「新潮45」休刊へ 「編集体制が不十分。深く反省」:多方面からの批判受け
LGBTを巡る論調が問題視されていた「新潮45」が休刊。「編集体制を整備しないまま刊行を続けてきたことに対して、深い反省の思いを込めて決断した」という。今後は社内の編集体制を見直していくという
新潮社は9月25日、LGBTを巡る論調が各方面から批判を浴びていた月刊誌「新潮45」を休刊すると発表した。「会社として十分な編集体制を整備しないまま刊行を続けてきたことに対して、深い反省の思いを込めて決断した」という。
同誌は8月号(7月18日発売)に自民党の杉田水脈(みお)議員が「LGBTは生産性がない」と主張する記事を掲載し、批判された。
また、それに対する反論として、10月号(9月18日発売)に「そんなにおかしいか 『杉田水脈』論文」と題した企画を掲載したが、その内容も不適切だとして問題視されていた。

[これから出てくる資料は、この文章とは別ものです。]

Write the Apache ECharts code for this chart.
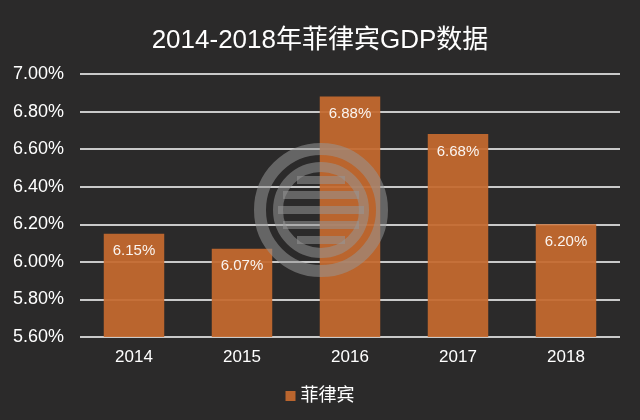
<!DOCTYPE html>
<html>
<head>
    <meta charset="utf-8">
    <title>菲律宾GDP</title>
    <style>
        html, body { margin: 0; padding: 0; background: #2b2a2a; }
    </style>
</head>
<body>
<div id="main" style="width: 640px;height:420px;"></div>
<script src="https://cdn.jsdelivr.net/npm/echarts@6/dist/echarts.min.js"></script>
<script type="text/javascript">
    // 数据
    var years = ['2014', '2015', '2016', '2017', '2018'];
    var gdpGrowth = [6.15, 6.07, 6.88, 6.68, 6.20];
    var seriesName = '菲律宾';

    var fontFamily = '"Liberation Sans", Arial, "Noto Sans CJK SC", sans-serif';
    var markGray = 'rgba(150,150,150,0.55)';
    var cx = 321, cy = 210;

    // 水印 (背景标志)
    var stripes = [[-30, 24], [-15, 38], [0, 43], [15, 38], [30, 24]];
    var watermark = [
        { type: 'circle', shape: { cx: cx, cy: cy, r: 61 }, style: { fill: 'none', stroke: markGray, lineWidth: 12 }, z: 100 },
        { type: 'circle', shape: { cx: cx, cy: cy, r: 43 }, style: { fill: 'none', stroke: markGray, lineWidth: 10 }, z: 100 }
    ];
    stripes.forEach(function (s) {
        watermark.push({ type: 'rect', shape: { x: cx - s[1], y: cy + s[0] - 4, width: s[1] * 2, height: 8 }, style: { fill: markGray }, z: 100 });
    });

    var myChart = echarts.init(document.getElementById('main'));
    var option = {
        backgroundColor: '#2b2a2a',
        textStyle: { fontFamily: fontFamily },
        title: {
            text: '2014-2018年菲律宾GDP数据',
            left: 'center',
            top: 23,
            textStyle: { color: '#ffffff', fontSize: 26, fontWeight: 'normal', fontFamily: fontFamily }
        },
        legend: {
            bottom: 10,
            left: 'center',
            itemWidth: 10,
            itemHeight: 10,
            itemGap: 4,
            icon: 'rect',
            data: [seriesName],
            textStyle: { color: '#ffffff', fontSize: 18, fontFamily: fontFamily }
        },
        grid: { left: 80, right: 20, top: 74, bottom: 83 },
        xAxis: {
            type: 'category',
            data: years,
            axisLine: { show: false },
            axisTick: { show: false },
            axisLabel: { color: '#ffffff', fontSize: 17, margin: 12 }
        },
        yAxis: {
            type: 'value',
            min: 5.6,
            max: 7.0,
            interval: 0.2,
            axisLine: { show: false },
            axisTick: { show: false },
            axisLabel: {
                color: '#ffffff',
                fontSize: 18,
                margin: 16,
                formatter: function (v) { return v.toFixed(2) + '%'; }
            },
            splitLine: { lineStyle: { color: '#ffffff', width: 1.5 } }
        },
        series: [{
            name: seriesName,
            type: 'bar',
            data: gdpGrowth,
            barWidth: '56%',
            itemStyle: { color: '#c5692e', opacity: 0.93 },
            label: {
                show: true,
                position: 'insideTop',
                distance: 10,
                color: '#ffffff',
                fontSize: 15,
                formatter: function (p) { return p.value.toFixed(2) + '%'; }
            }
        }],
        graphic: watermark
    };
    myChart.setOption(option);
</script>
</body>
</html>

批判を受け、新潮社は9月21日、佐藤隆信社長名義で「(同誌に)認識不足に満ちた表現」があったことを認める声明文を発表した。だがその後、同社が「新潮文庫」をPRする目的で東京・新宿区に掲示していた看板に、何者かによって「新潮45」を非難する落書きが施されるなど批判がエスカレートしていた。
原稿チェックがおろそかだった
一連の状況に対し、新潮社は「『新潮45』は1985年の創刊以来、手記、日記、伝記などのノンフィクションや多様なオピニオンを掲載する総合月刊誌として、言論活動を続けてまいりました」とした上で、「しかしここ数年、部数低迷に直面し、試行錯誤の過程において編集上の無理が生じ、企画の厳密な吟味や十分な原稿チェックがおろそかになっていたことは否めません」とし、不備を認めた。
同社は「これまでご支援・ご協力いただいた読者や関係者の方々には感謝の気持ちと、申し訳ないという思いしかありません」と謝罪。「今後は社内の編集体制をいま一度見直し、信頼に値する出版活動をしていく所存です」としている。